Written problem: Pictures aside, quote the whole listing exactly.

Material provided:
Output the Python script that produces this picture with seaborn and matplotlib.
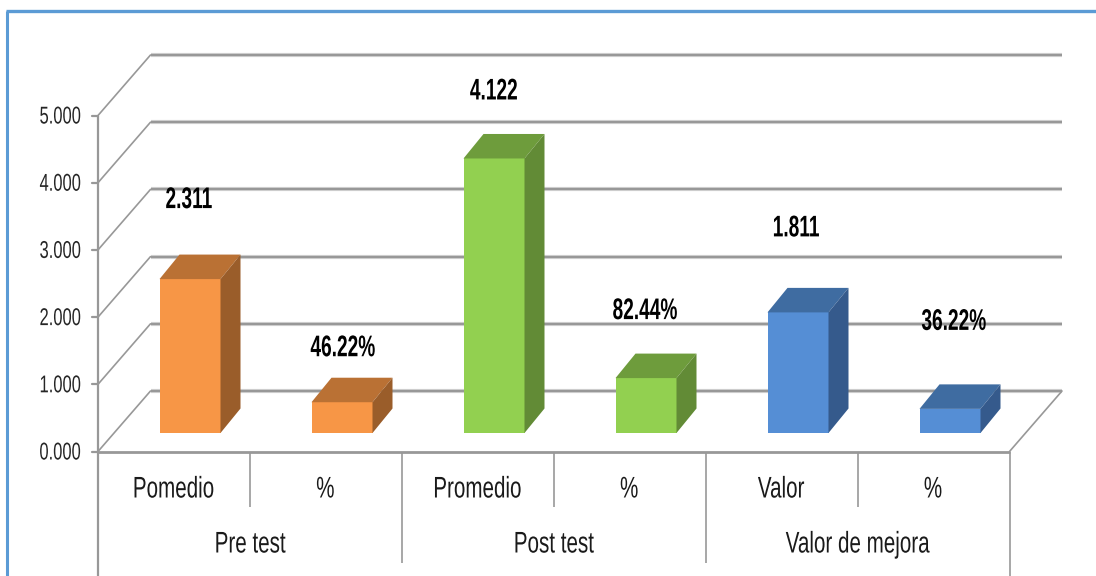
import matplotlib
matplotlib.use("Agg")
import matplotlib.pyplot as plt
import seaborn as sns
import pandas as pd
from matplotlib.patches import Polygon
from matplotlib.patheffects import AbstractPathEffect
from matplotlib.transforms import Affine2D

sns.set_theme(style="white")
plt.rcParams['font.family'] = ['Liberation Sans', 'DejaVu Sans']

# ---- data ----
groups = ["Pre test", "Pre test", "Post test", "Post test", "Valor de mejora", "Valor de mejora"]
subcats = ["Pomedio", "%", "Promedio", "%", "Valor", "%"]
values = [2.311, 0.4622, 4.122, 0.8244, 1.811, 0.3622]
value_labels = ["2.311", "46.22%", "4.122", "82.44%", "1.811", "36.22%"]
label_rise = [79, 54, 67, 67, 84, 87]
label_shift = [-1, 1, 0, -1, -2, 4]
y_ticks = [0, 1, 2, 3, 4, 5]
y_tick_labels = ["0.000", "1.000", "2.000", "3.000", "4.000", "5.000"]
group_names = ["Pre test", "Post test", "Valor de mejora"]

front = {"Pre test": "#F79646", "Post test": "#92D050", "Valor de mejora": "#558ED5"}
top = {"Pre test": "#BA7134", "Post test": "#6E9C3C", "Valor de mejora": "#3F6CA1"}
side = {"Pre test": "#9A5D2A", "Post test": "#628B36", "Valor de mejora": "#355A8C"}


class Condense(AbstractPathEffect):
    """Squeeze a text horizontally about its left, centre or right edge (reference uses a narrow face)."""

    def __init__(self, sx, anchor="center"):
        super().__init__()
        self.sx, self.anchor = sx, anchor

    def draw_path(self, renderer, gc, tpath, affine, rgbFace=None):
        ext = tpath.transformed(affine).get_extents()
        ax_ = {"center": (ext.x0 + ext.x1) / 2, "right": ext.x1, "left": ext.x0}[self.anchor]
        new = affine + Affine2D().translate(-ax_, 0).scale(self.sx, 1).translate(ax_, 0)
        renderer.draw_path(gc, tpath, new, rgbFace)


W, H = 1096, 576
fig = plt.figure(figsize=(W / 100, H / 100), dpi=100, facecolor="white")

# ---- frame layer in pixel coordinates ----
bg = fig.add_axes([0, 0, 1, 1])
bg.set_xlim(0, W)
bg.set_ylim(H, 0)
bg.axis("off")

LINE = "#989898"
x0, x1 = 98, 1009.5
dx = 52.5
y_front0, y_front5 = 451.5, 115.5
y_back0, y_back5 = 391, 55


def fy(v):
    return y_front0 + (y_front5 - y_front0) * v / 5


def by(v):
    return y_back0 + (y_back5 - y_back0) * v / 5


for v, lab in zip(y_ticks, y_tick_labels):
    bg.plot([x0 + dx, x1 + dx], [by(v), by(v)], color="#D0D0D0", lw=3, solid_capstyle="butt", zorder=1)
    bg.plot([x0 + dx, x1 + dx], [by(v), by(v)], color=LINE, lw=1.5, solid_capstyle="butt", zorder=2)
    bg.plot([x0, x0 + dx], [fy(v), by(v)], color=LINE, lw=1.2, zorder=2)
    bg.plot([x0 - 6, x0], [fy(v), fy(v)], color=LINE, lw=1.6, zorder=2)
    bg.text(81.5, fy(v) + 2, lab, ha="right", va="center", fontsize=17.5, color="#262626",
            path_effects=[Condense(0.68, "right")])

bg.plot([x0, x1], [y_front0, y_front0], color=LINE, lw=2.0, solid_capstyle="butt", zorder=2)
bg.plot([x1, x1 + dx], [y_front0, y_back0], color=LINE, lw=1.2, zorder=2)
bg.plot([x0, x0], [y_front5, H], color=LINE, lw=1.6, solid_capstyle="butt", zorder=2)
bg.plot([x1, x1], [y_front0, H], color=LINE, lw=1.2, solid_capstyle="butt", zorder=2)

step = (x1 - x0) / 6
for i in range(1, 6):
    bottom = 563 if i % 2 == 0 else 507
    bg.plot([x0 + i * step] * 2, [y_front0, bottom], color=LINE, lw=1.2, solid_capstyle="butt", zorder=2)

for i, s in enumerate(subcats):
    bg.text(x0 + (i + 0.5) * step - 0.5, 489.5, s, ha="center", va="center", fontsize=21.5, color="#1a1a1a",
            path_effects=[Condense(0.69)])
for i, g in enumerate(group_names):
    bg.text(x0 + (2 * i + 1) * step, 544.5, g, ha="center", va="center", fontsize=21.5, color="#1a1a1a",
            path_effects=[Condense(0.69)])

# outer border
bg.plot([7, 7], [H, 10.5], color="#5B9BD5", lw=2.2, solid_capstyle="butt", zorder=5)
bg.plot([6, W], [10.5, 10.5], color="#5B9BD5", lw=2.4, solid_capstyle="butt", zorder=5)
bg.plot([8.5, W], [12.3, 12.3], color="#C9B9A5", lw=0.7, solid_capstyle="butt", zorder=4)

# ---- bars ----
ax = fig.add_axes([114 / W, 1 - 433 / H, 912 / W, 333 / H])
ax.patch.set_alpha(0)
df = pd.DataFrame({"key": [f"{g}|{s}" for g, s in zip(groups, subcats)],
                   "group": groups, "value": values})
sns.barplot(data=df, x="key", y="value", hue="group", palette=front, dodge=False,
            width=61 / 152, saturation=1, legend=False, ax=ax, linewidth=0, zorder=3)
ax.set_xlim(-0.5, 5.5)
ax.set_ylim(0, 5)
ax.axis("off")

ddx = 20 / 152      # depth in category units
ddy = 24.5 / 66.6   # depth in value units
bars = sorted(ax.patches, key=lambda p: p.get_x())
for b, g, lab, rise, sh in zip(bars, groups, value_labels, label_rise, label_shift):
    l, r, h = b.get_x(), b.get_x() + b.get_width(), b.get_height()
    ax.add_patch(Polygon([(l, h), (r, h), (r + ddx, h + ddy), (l + ddx, h + ddy)],
                         closed=True, fc=top[g], ec="none", clip_on=False, zorder=3))
    ax.add_patch(Polygon([(r, 0), (r + ddx, ddy), (r + ddx, h + ddy), (r, h)],
                         closed=True, fc=side[g], ec="none", clip_on=False, zorder=3))
    ax.annotate(lab, xy=((l + r) / 2, h), xytext=(sh * 0.72, rise * 0.72),
                textcoords="offset points", ha="center", va="center",
                fontsize=21.5, fontweight="bold", color="black", zorder=6,
                annotation_clip=False, path_effects=[Condense(0.64)])

fig.savefig("out.png", dpi=100)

Result:
Output the Python script that produces this picture with seaborn and matplotlib.
import matplotlib
matplotlib.use("Agg")
import matplotlib.pyplot as plt
import seaborn as sns
import pandas as pd
from matplotlib.patches import Polygon
from matplotlib.patheffects import AbstractPathEffect
from matplotlib.transforms import Affine2D

sns.set_theme(style="white")
plt.rcParams['font.family'] = ['Liberation Sans', 'DejaVu Sans']

# ---- data ----
groups = ["Pre test", "Pre test", "Post test", "Post test", "Valor de mejora", "Valor de mejora"]
subcats = ["Pomedio", "%", "Promedio", "%", "Valor", "%"]
values = [2.311, 0.4622, 4.122, 0.8244, 1.811, 0.3622]
value_labels = ["2.311", "46.22%", "4.122", "82.44%", "1.811", "36.22%"]
label_rise = [79, 54, 67, 67, 84, 87]
label_shift = [-1, 1, 0, -1, -2, 4]
y_ticks = [0, 1, 2, 3, 4, 5]
y_tick_labels = ["0.000", "1.000", "2.000", "3.000", "4.000", "5.000"]
group_names = ["Pre test", "Post test", "Valor de mejora"]

front = {"Pre test": "#F79646", "Post test": "#92D050", "Valor de mejora": "#558ED5"}
top = {"Pre test": "#BA7134", "Post test": "#6E9C3C", "Valor de mejora": "#3F6CA1"}
side = {"Pre test": "#9A5D2A", "Post test": "#628B36", "Valor de mejora": "#355A8C"}


class Condense(AbstractPathEffect):
    """Squeeze a text horizontally about its left, centre or right edge (reference uses a narrow face)."""

    def __init__(self, sx, anchor="center"):
        super().__init__()
        self.sx, self.anchor = sx, anchor

    def draw_path(self, renderer, gc, tpath, affine, rgbFace=None):
        ext = tpath.transformed(affine).get_extents()
        ax_ = {"center": (ext.x0 + ext.x1) / 2, "right": ext.x1, "left": ext.x0}[self.anchor]
        new = affine + Affine2D().translate(-ax_, 0).scale(self.sx, 1).translate(ax_, 0)
        renderer.draw_path(gc, tpath, new, rgbFace)


W, H = 1096, 576
fig = plt.figure(figsize=(W / 100, H / 100), dpi=100, facecolor="white")

# ---- frame layer in pixel coordinates ----
bg = fig.add_axes([0, 0, 1, 1])
bg.set_xlim(0, W)
bg.set_ylim(H, 0)
bg.axis("off")

LINE = "#989898"
x0, x1 = 98, 1009.5
dx = 52.5
y_front0, y_front5 = 451.5, 115.5
y_back0, y_back5 = 391, 55


def fy(v):
    return y_front0 + (y_front5 - y_front0) * v / 5


def by(v):
    return y_back0 + (y_back5 - y_back0) * v / 5


for v, lab in zip(y_ticks, y_tick_labels):
    bg.plot([x0 + dx, x1 + dx], [by(v), by(v)], color="#D0D0D0", lw=3, solid_capstyle="butt", zorder=1)
    bg.plot([x0 + dx, x1 + dx], [by(v), by(v)], color=LINE, lw=1.5, solid_capstyle="butt", zorder=2)
    bg.plot([x0, x0 + dx], [fy(v), by(v)], color=LINE, lw=1.2, zorder=2)
    bg.plot([x0 - 6, x0], [fy(v), fy(v)], color=LINE, lw=1.6, zorder=2)
    bg.text(81.5, fy(v) + 2, lab, ha="right", va="center", fontsize=17.5, color="#262626",
            path_effects=[Condense(0.68, "right")])

bg.plot([x0, x1], [y_front0, y_front0], color=LINE, lw=2.0, solid_capstyle="butt", zorder=2)
bg.plot([x1, x1 + dx], [y_front0, y_back0], color=LINE, lw=1.2, zorder=2)
bg.plot([x0, x0], [y_front5, H], color=LINE, lw=1.6, solid_capstyle="butt", zorder=2)
bg.plot([x1, x1], [y_front0, H], color=LINE, lw=1.2, solid_capstyle="butt", zorder=2)

step = (x1 - x0) / 6
for i in range(1, 6):
    bottom = 563 if i % 2 == 0 else 507
    bg.plot([x0 + i * step] * 2, [y_front0, bottom], color=LINE, lw=1.2, solid_capstyle="butt", zorder=2)

for i, s in enumerate(subcats):
    bg.text(x0 + (i + 0.5) * step - 0.5, 489.5, s, ha="center", va="center", fontsize=21.5, color="#1a1a1a",
            path_effects=[Condense(0.69)])
for i, g in enumerate(group_names):
    bg.text(x0 + (2 * i + 1) * step, 544.5, g, ha="center", va="center", fontsize=21.5, color="#1a1a1a",
            path_effects=[Condense(0.69)])

# outer border
bg.plot([7, 7], [H, 10.5], color="#5B9BD5", lw=2.2, solid_capstyle="butt", zorder=5)
bg.plot([6, W], [10.5, 10.5], color="#5B9BD5", lw=2.4, solid_capstyle="butt", zorder=5)
bg.plot([8.5, W], [12.3, 12.3], color="#C9B9A5", lw=0.7, solid_capstyle="butt", zorder=4)

# ---- bars ----
ax = fig.add_axes([114 / W, 1 - 433 / H, 912 / W, 333 / H])
ax.patch.set_alpha(0)
df = pd.DataFrame({"key": [f"{g}|{s}" for g, s in zip(groups, subcats)],
                   "group": groups, "value": values})
sns.barplot(data=df, x="key", y="value", hue="group", palette=front, dodge=False,
            width=61 / 152, saturation=1, legend=False, ax=ax, linewidth=0, zorder=3)
ax.set_xlim(-0.5, 5.5)
ax.set_ylim(0, 5)
ax.axis("off")

ddx = 20 / 152      # depth in category units
ddy = 24.5 / 66.6   # depth in value units
bars = sorted(ax.patches, key=lambda p: p.get_x())
for b, g, lab, rise, sh in zip(bars, groups, value_labels, label_rise, label_shift):
    l, r, h = b.get_x(), b.get_x() + b.get_width(), b.get_height()
    ax.add_patch(Polygon([(l, h), (r, h), (r + ddx, h + ddy), (l + ddx, h + ddy)],
                         closed=True, fc=top[g], ec="none", clip_on=False, zorder=3))
    ax.add_patch(Polygon([(r, 0), (r + ddx, ddy), (r + ddx, h + ddy), (r, h)],
                         closed=True, fc=side[g], ec="none", clip_on=False, zorder=3))
    ax.annotate(lab, xy=((l + r) / 2, h), xytext=(sh * 0.72, rise * 0.72),
                textcoords="offset points", ha="center", va="center",
                fontsize=21.5, fontweight="bold", color="black", zorder=6,
                annotation_clip=False, path_effects=[Condense(0.64)])

fig.savefig("out.png", dpi=100)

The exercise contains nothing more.